If you were to visit me in in my little neck of the 4th, we'd go eat at the place downstairs or across the street. Maybe we'd saunter out to Montorguil and pick something there.
But if you're going to Paris and staying in the 6th and not visiting me, I'm not going to suggest you haul ass all the way over to my little one block street off of Rue Montorgueil just to eat and then turn around and head back home. It's not as though there's much else to do there. (Well, there is a nudists' club a couple blocks over.

One doesn't bump into that sort of thing too often, I guess.

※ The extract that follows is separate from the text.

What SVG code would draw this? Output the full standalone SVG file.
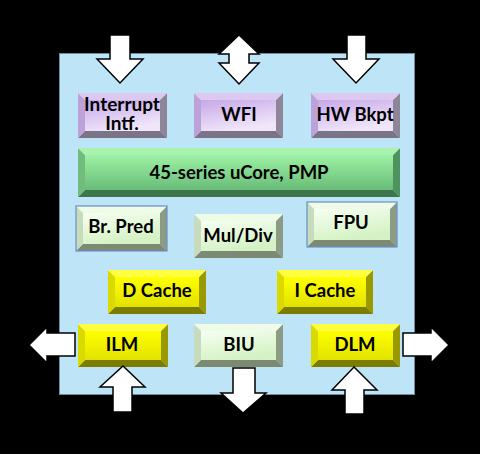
<svg xmlns="http://www.w3.org/2000/svg" width="480" height="454" viewBox="0 0 480 454">
<style>
text{font-family:"Lato","Open Sans","Liberation Sans",sans-serif;font-weight:bold;font-size:18.5px;fill:#000;text-anchor:middle}
.big{font-size:19px}
.arrow{fill:#fff;stroke:#000;stroke-width:1.5;stroke-linejoin:miter}
.pT{fill:#dcc8f0}.pL{fill:#bca2d8}.pR{fill:#8e8698}.pB{fill:#7a7486}.pF{fill:url(#gp)}
.gT{fill:#a8f4ae}.gL{fill:#6fbc7c}.gR{fill:#4e9260}.gB{fill:#3c764a}.gF{fill:url(#gg)}
.lT{fill:#eefbe6}.lL{fill:#c6dcbc}.lR{fill:#8c9c84}.lB{fill:#7c8a74}.lF{fill:url(#gl)}
.yT{fill:#ffff40}.yL{fill:#dada00}.yR{fill:#9a9a00}.yB{fill:#7c7c00}.yF{fill:url(#gy)}
.ol{fill:none;stroke:#6b8fc6;stroke-width:1.2}
</style>
<defs>
<linearGradient id="gp" x1="0" y1="0" x2="0.4" y2="1"><stop offset="0" stop-color="#c7a8e8"/><stop offset="1" stop-color="#f0e6fa"/></linearGradient>
<linearGradient id="gg" x1="0" y1="0" x2="0" y2="1"><stop offset="0" stop-color="#9ef2a4"/><stop offset="1" stop-color="#68bc78"/></linearGradient>
<linearGradient id="gl" x1="0" y1="0" x2="0.4" y2="1"><stop offset="0" stop-color="#f6fff2"/><stop offset="1" stop-color="#d4f2c4"/></linearGradient>
<linearGradient id="gy" x1="0" y1="0" x2="0" y2="1"><stop offset="0" stop-color="#ffff00"/><stop offset="1" stop-color="#e2e200"/></linearGradient>
</defs>
<rect x="0" y="0" width="480" height="454" fill="#000"/>
<rect id="chip" x="59.5" y="53.5" width="355" height="341" fill="#bee4f8" stroke="#6e8c9c" stroke-width="1"/>

<g id="n-interrupt">
<polygon class="pR" points="167,93 167,138 160,131 160,100"/>
<polygon class="pB" points="78,138 85,131 160,131 167,138"/>
<polygon class="pL" points="78,93 85,100 85,131 78,138"/>
<polygon class="pT" points="78,93 167,93 160,100 85,100"/>
<rect class="pF" x="85" y="100" width="75" height="31"/>
<text class="big" x="122" y="111">Interrupt</text>
<text class="big" x="122" y="130">Intf.</text>
</g>
<g id="n-wfi">
<polygon class="pR" points="283,93 283,138 276,131 276,100"/>
<polygon class="pB" points="194,138 201,131 276,131 283,138"/>
<polygon class="pL" points="194,93 201,100 201,131 194,138"/>
<polygon class="pT" points="194,93 283,93 276,100 201,100"/>
<rect class="pF" x="201" y="100" width="75" height="31"/>
<text x="239" y="121">WFI</text>
</g>
<g id="n-hwbkpt">
<polygon class="pR" points="400,93 400,138 393,131 393,100"/>
<polygon class="pB" points="311,138 318,131 393,131 400,138"/>
<polygon class="pL" points="311,93 318,100 318,131 311,138"/>
<polygon class="pT" points="311,93 400,93 393,100 318,100"/>
<rect class="pF" x="318" y="100" width="75" height="31"/>
<text x="355" y="121">HW Bkpt</text>
</g>
<g id="n-core">
<polygon class="gR" points="400,148 400,197 393,190 393,155"/>
<polygon class="gB" points="78,197 85,190 393,190 400,197"/>
<polygon class="gL" points="78,148 85,155 85,190 78,197"/>
<polygon class="gT" points="78,148 400,148 393,155 85,155"/>
<rect class="gF" x="85" y="155" width="308" height="35"/>
<text x="239" y="179">45-series uCore, PMP</text>
</g>
<g id="n-brpred">
<polygon class="lR" points="167,206 167,251 160,244 160,213"/>
<polygon class="lB" points="76,251 83,244 160,244 167,251"/>
<polygon class="lL" points="76,206 83,213 83,244 76,251"/>
<polygon class="lT" points="76,206 167,206 160,213 83,213"/>
<rect class="lF" x="83" y="213" width="77" height="31"/>
<rect class="ol" x="76" y="206" width="91" height="45"/>
<text x="121" y="233">Br. Pred</text>
</g>
<g id="n-muldiv">
<polygon class="lR" points="283,214 283,258 276,251 276,221"/>
<polygon class="lB" points="194,258 201,251 276,251 283,258"/>
<polygon class="lL" points="194,214 201,221 201,251 194,258"/>
<polygon class="lT" points="194,214 283,214 276,221 201,221"/>
<rect class="lF" x="201" y="221" width="75" height="30"/>
<text x="238" y="242">Mul/Div</text>
</g>
<g id="n-fpu">
<polygon class="lR" points="397,202 397,247 390,240 390,209"/>
<polygon class="lB" points="307,247 314,240 390,240 397,247"/>
<polygon class="lL" points="307,202 314,209 314,240 307,247"/>
<polygon class="lT" points="307,202 397,202 390,209 314,209"/>
<rect class="lF" x="314" y="209" width="76" height="31"/>
<rect class="ol" x="307" y="202" width="90" height="45"/>
<text x="351" y="229">FPU</text>
</g>
<g id="n-dcache">
<polygon class="yR" points="206,270 206,314 199,307 199,277"/>
<polygon class="yB" points="108,314 115,307 199,307 206,314"/>
<polygon class="yL" points="108,270 115,277 115,307 108,314"/>
<polygon class="yT" points="108,270 206,270 199,277 115,277"/>
<rect class="yF" x="115" y="277" width="84" height="30"/>
<text x="157" y="297">D Cache</text>
</g>
<g id="n-icache">
<polygon class="yR" points="373,270 373,314 366,307 366,277"/>
<polygon class="yB" points="277,314 284,307 366,307 373,314"/>
<polygon class="yL" points="277,270 284,277 284,307 277,314"/>
<polygon class="yT" points="277,270 373,270 366,277 284,277"/>
<rect class="yF" x="284" y="277" width="82" height="30"/>
<text x="325" y="297">I Cache</text>
</g>
<g id="n-ilm">
<polygon class="yR" points="168,324 168,367 161,360 161,331"/>
<polygon class="yB" points="78,367 85,360 161,360 168,367"/>
<polygon class="yL" points="78,324 85,331 85,360 78,367"/>
<polygon class="yT" points="78,324 168,324 161,331 85,331"/>
<rect class="yF" x="85" y="331" width="76" height="29"/>
<text x="122" y="351">ILM</text>
</g>
<g id="n-biu">
<polygon class="lR" points="283,324 283,367 276,360 276,331"/>
<polygon class="lB" points="194,367 201,360 276,360 283,367"/>
<polygon class="lL" points="194,324 201,331 201,360 194,367"/>
<polygon class="lT" points="194,324 283,324 276,331 201,331"/>
<rect class="lF" x="201" y="331" width="75" height="29"/>
<text x="239" y="351">BIU</text>
</g>
<g id="n-dlm">
<polygon class="yR" points="400,324 400,367 393,360 393,331"/>
<polygon class="yB" points="311,367 318,360 393,360 400,367"/>
<polygon class="yL" points="311,324 318,331 318,360 311,367"/>
<polygon class="yT" points="311,324 400,324 393,331 318,331"/>
<rect class="yF" x="318" y="331" width="75" height="29"/>
<text x="355" y="351">DLM</text>
</g>

<g id="connectors">
<polygon class="arrow" points="110,35 130,35 130,59 143,59 120,83 97,59 110,59"/>
<polygon class="arrow" points="239,35 259,54 249,54 249,63 259,63 239,84 219,63 229,63 229,54 219,54"/>
<polygon class="arrow" points="347,35 366,35 366,59 379,59 356,83 333,59 347,59"/>
<polygon class="arrow" points="29,345 47,327 47,333 75,333 75,356 47,356 47,363"/>
<polygon class="arrow" points="403,333 431,333 431,327 449,345 431,363 431,356 403,356"/>
<polygon class="arrow" points="123,366 145,387 132,387 132,412 113,412 113,387 100,387"/>
<polygon class="arrow" points="233,368 255,368 255,393 266,393 243,413 221,393 233,393"/>
<polygon class="arrow" points="354,367 377,390 364,390 364,414 345,414 345,390 332,390"/>
</g>
</svg>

And once inside, I suppose one could say there's something to see.

)
More importantly, howeer, you'd pass a good three dozen or more wonderful places just getting from just about anywhere to my little area. LOL It's a little different out by
La Defense, but that's the business district. Unless one is using frequent guest hotel points, there's not much reason to stay there, or even go there, IMO, unless one happens upon a large and modern vacation rental in one of the skyscrapers.
(Sure, one might go see the Grand Arch and take in the view from the top of it, even look at the skyscrapers while your up there. But after that what else does a tourist need to do out there? Personally, I don't think the Grand Arch needs to rate high on a visitor's list of places to get to first.)
Once in a while (a couple times a year at most) I'll go to one of the
"ooh la la" world renowned places, but there again, nobody needs me to tell them about those places.
All the best.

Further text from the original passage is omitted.